11/Key Value Store Tree Object Format v1

The Flux Key Value Store (KVS) implements hierarchical key namespaces layered atop the content storage service described in RFC 10. Namespaces are organized as hash trees of content-addressed tree objects and values. This specification defines the version 1 format of key value store tree objects.

Name

github.com/flux-framework/rfc/spec_11.rst

Editor

Jim Garlick <garlick@llnl.gov>

State

raw

Language

The key words “MUST”, “MUST NOT”, “REQUIRED”, “SHALL”, “SHALL NOT”, “SHOULD”, “SHOULD NOT”, “RECOMMENDED”, “MAY”, and “OPTIONAL” in this document are to be interpreted as described in RFC 2119.

Goals

  • Define KVS metadata compatible with the RFC 10 content storage service.

  • Tree objects can be parsed years after they were written (provenance).

  • Values exceeding the blob size limit (RFC 10) can be represented.

  • Tree objects exceeding the blob size limit (RFC 10) can be represented.

  • Values support an append operation.

  • A KVS namespace of arbitrary depth can be “rolled up” into one tree object.

  • Tree objects are (somewhat) self-describing.

  • Large directories are not expensive to access or update.

Implementation

In contrast to the original KVS prototype, in this specification, KVS values are unstructured, opaque data.

All tree objects SHALL be represented as JSON objects containing three top level names:

  • ver, an integer version number

  • type, a string type name

  • data, a type dependent JSON object

There are six types:

  • valref, data is an array of blobrefs. The concatenated blobs are an opaque data value (not a val object).

  • val, data is a base64 string representing opaque data.

  • dirref, data is an array of blobrefs. The concatenated blobs are interpreted as a dir or hdir object.

  • dir, data is a map of names to tree objects.

  • hdir, data is a map of integer-hashed names to dirref objects.
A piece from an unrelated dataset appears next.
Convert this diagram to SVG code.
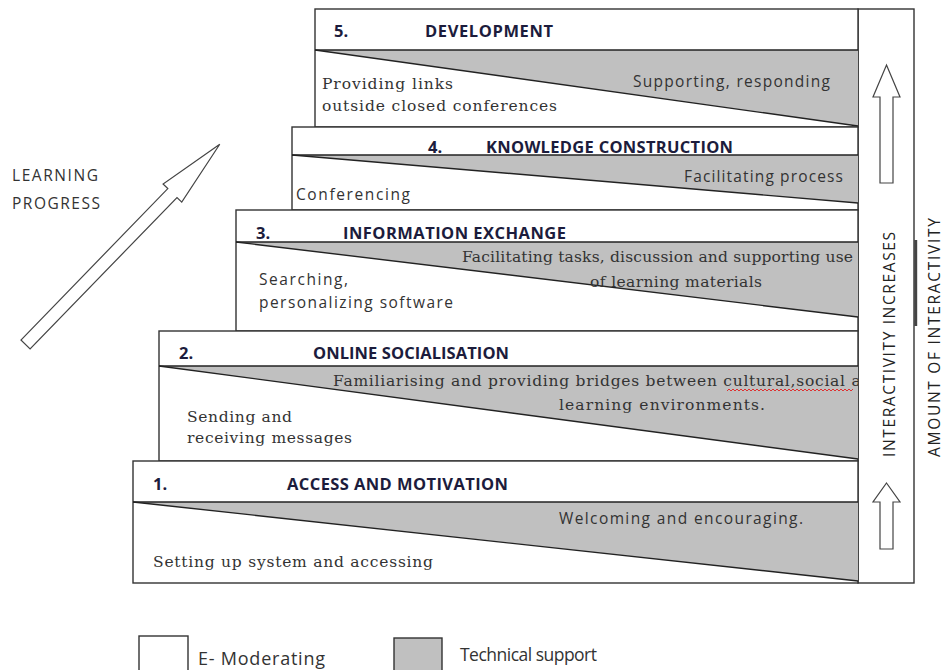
<svg xmlns="http://www.w3.org/2000/svg" width="945" height="670" viewBox="0 0 945 670">
<style>
.box{fill:#fff;stroke:#333;stroke-width:1.4}
.tri{fill:#c0c0c0;stroke:none}
.ln{stroke:#222;stroke-width:1.4;fill:none}
.hd{font-family:"Open Sans","Liberation Sans",sans-serif;font-size:16.5px;font-weight:bold;fill:#1c1c3c}
.ss{font-family:"Open Sans","Liberation Sans",sans-serif;font-size:15.5px;fill:#333}
.sf{font-family:"DejaVu Serif","Liberation Serif",serif;font-size:15.5px;fill:#333}
.arr{fill:#fff;stroke:#444;stroke-width:1.2}
.vt{font-family:"Open Sans","Liberation Sans",sans-serif;font-size:15.5px;fill:#222}
</style>
<defs>
<clipPath id="c2"><rect x="159" y="331" width="699" height="130"/></clipPath>
</defs>

<g id="column">
<rect class="box" x="858" y="9" width="56" height="574"/>
<line x1="915.7" y1="240" x2="915.7" y2="326" stroke="#444" stroke-width="3"/>
<polygon class="arr" points="886.5,65 900,97 893,97 893,183 880,183 880,97 873,97"/>
<polygon class="arr" points="886.5,483 900,502 893,502 893,549 880,549 880,502 873,502"/>
<text class="vt" transform="translate(895,344.5) rotate(-90)" text-anchor="middle" textLength="225">INTERACTIVITY INCREASES</text>
<text class="vt" transform="translate(940,337.5) rotate(-90)" text-anchor="middle" textLength="239">AMOUNT OF INTERACTIVITY</text>
</g>

<g id="step5">
<rect class="box" x="315" y="9" width="543" height="118"/>
<polygon class="tri" points="315,50 858,50 858,126"/>
<line class="ln" x1="315" y1="50" x2="858" y2="50"/>
<line class="ln" x1="315" y1="50" x2="858" y2="126"/>
<text class="hd" x="334" y="37">5.</text>
<text class="hd" x="425" y="37" textLength="128">DEVELOPMENT</text>
<text class="sf" x="322" y="89" textLength="131">Providing links</text>
<text class="sf" x="322" y="111" textLength="235">outside closed conferences</text>
<text class="ss" x="633" y="87" textLength="197">Supporting, responding</text>
</g>

<g id="step4">
<rect class="box" x="292" y="127" width="566" height="83"/>
<polygon class="tri" points="292,155 858,155 858,203"/>
<line class="ln" x1="292" y1="155" x2="858" y2="155"/>
<line class="ln" x1="292" y1="155" x2="858" y2="203"/>
<text class="hd" x="428" y="153">4.</text>
<text class="hd" x="486" y="153" textLength="247">KNOWLEDGE CONSTRUCTION</text>
<text class="ss" x="296" y="200" textLength="114">Conferencing</text>
<text class="ss" x="684" y="182" textLength="159">Facilitating process</text>
</g>

<g id="step3">
<rect class="box" x="236" y="210" width="622" height="121"/>
<polygon class="tri" points="236,242 858,242 858,317"/>
<line class="ln" x1="236" y1="242" x2="858" y2="242"/>
<line class="ln" x1="236" y1="242" x2="858" y2="317"/>
<text class="hd" x="256" y="239">3.</text>
<text class="hd" x="343" y="239" textLength="223">INFORMATION EXCHANGE</text>
<text class="sf" x="462" y="262" textLength="391">Facilitating tasks, discussion and supporting use</text>
<text class="sf" x="590" y="287" textLength="172">of learning materials</text>
<text class="ss" x="259" y="285" textLength="89">Searching,</text>
<text class="ss" x="259" y="308" textLength="194">personalizing software</text>
</g>

<g id="step2">
<rect class="box" x="159" y="331" width="699" height="130"/>
<polygon class="tri" points="159,366 858,366 858,459"/>
<line class="ln" x1="159" y1="366" x2="858" y2="366"/>
<line class="ln" x1="159" y1="366" x2="858" y2="459"/>
<text class="hd" x="179" y="359">2.</text>
<text class="hd" x="313" y="359" textLength="196">ONLINE SOCIALISATION</text>
<g clip-path="url(#c2)">
<text class="sf" x="333" y="386" textLength="549">Familiarising and providing bridges between cultural,social and</text>
</g>
<path d="M727,391 l2,-2 l2,2 l2,-2 l2,2 l2,-2 l2,2 l2,-2 l2,2 l2,-2 l2,2 l2,-2 l2,2 l2,-2 l2,2 l2,-2 l2,2 l2,-2 l2,2 l2,-2 l2,2 l2,-2 l2,2 l2,-2 l2,2 l2,-2 l2,2 l2,-2 l2,2 l2,-2 l2,2 l2,-2 l2,2 l2,-2 l2,2 l2,-2 l2,2 l2,-2 l2,2 l2,-2 l2,2 l2,-2 l2,2 l2,-2 l2,2 l2,-2 l2,2 l2,-2 l2,2 l2,-2 l2,2 l2,-2 l2,2 l2,-2 l2,2 l2,-2 l2,2 l2,-2 l2,2 l2,-2 l2,2 l2,-2 l2,2 l2,-2" fill="none" stroke="#e02020" stroke-width="0.9"/>
<text class="sf" x="559" y="410" textLength="206">learning  environments.</text>
<text class="sf" x="187" y="422" textLength="105">Sending and</text>
<text class="sf" x="187" y="443" textLength="165">receiving messages</text>
</g>

<g id="step1">
<rect class="box" x="133" y="461" width="725" height="122"/>
<polygon class="tri" points="133,502 858,502 858,581"/>
<line class="ln" x1="133" y1="502" x2="858" y2="502"/>
<line class="ln" x1="133" y1="502" x2="858" y2="581"/>
<text class="hd" x="153" y="490">1.</text>
<text class="hd" x="287" y="490" textLength="221">ACCESS AND MOTIVATION</text>
<text class="ss" x="559" y="524" textLength="244">Welcoming and encouraging.</text>
<text class="sf" x="153" y="567" textLength="280">Setting up system and accessing</text>
</g>

<g id="progress">
<polygon class="arr" transform="translate(25.5,344.5) rotate(-45.87)" points="0,-6.4 211,-6.4 211,-13 279,0 211,13 211,6.4 0,6.4"/>
<text class="ss" x="12" y="181" textLength="86">LEARNING</text>
<text class="ss" x="12" y="209" textLength="88">PROGRESS</text>
</g>

<g id="legend">
<rect x="139" y="636" width="49" height="40" fill="#fff" stroke="#333" stroke-width="1.4"/>
<text class="ss" x="198" y="665" textLength="127" style="font-size:18px">E- Moderating</text>
<rect x="394" y="638" width="48" height="40" fill="#c0c0c0" stroke="#333" stroke-width="1.4"/>
<text class="ss" x="460" y="661" textLength="137" style="font-size:17.5px">Technical support</text>
</g>
</svg>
  • symlink, data is an object containing a target key and optionally a namespace.

Valref

A valref refers to opaque data in the content store (the actual data, not a val object).

{ "ver":1,
  "type":"valref",
  "data":["sha1-aaa...","sha1-bbb...",...],
}

Val

A val represents opaque data directly, base64-encoded.

{ "ver":1,
  "type":"val",
  "data":"NDIyCg==",
}

Short values that are not large enough to warrant a valref and independent blobs SHOULD be represented as a val when written to the content store.

The val object MAY be used as part of the protocol for sending key-value tuples of any size to the KVS in the JSON payload of an RPC.

Dirref

A dirref refers to a dir or hdir object that was serialized and stored in the content store.

{ "ver":1,
  "type":"dirref",
  "data":["sha1-aaa...","sha1-bbb...",...],
}

Although the dirref definition supports an array of multiple blobrefs, at this time the array size is limited to one.

Dir

A dir is a dictionary mapping keys to any of the tree object types.

{ "ver":1,
  "type":"dir",
  "data":{
     "a":{"ver":1,"type":"dirref","data":["sha1-aaa"]},
     "b":{"ver":1,"type":"val","data":"NDIyCg=="}
     "c":{"ver":1,"type":"valref","data":["sha1-aaa","sha1-bbb"]},
     "d":{"ver":1,"type":"dir","data":{...},
  }
}

Hdir

A hdir is a dictionary mapping keys to any of the tree object types, though a level of indirection. The hdir object is for efficiently representing large directories.

A dir SHALL be converted to an hdir once the number of entries exceeds a configurable maxdirent value. The hdir SHALL have a fixed number of buckets represented by size, fixed when the hdir is created. The hash function used to map keys to buckets SHALL be identified with func. Hash buckets MAY be sparsely populated. Each hash bucket contains a single dirref object.

{ "ver":1,
  "type":"hdir",
  "data":{
    "size":8,
    "func":"city32",
    "bucket":[
      {"ver":1,"type":"dirref","data":["sha1-aaa"]},
      ,,,,,
      {"ver":1,"type":"dirref","data":["sha1-eee"]},
      {"ver":1,"type":"dirref","data":["sha1-fff"]},
    ]
  }
}

At this time, hdir objects have not been implemented.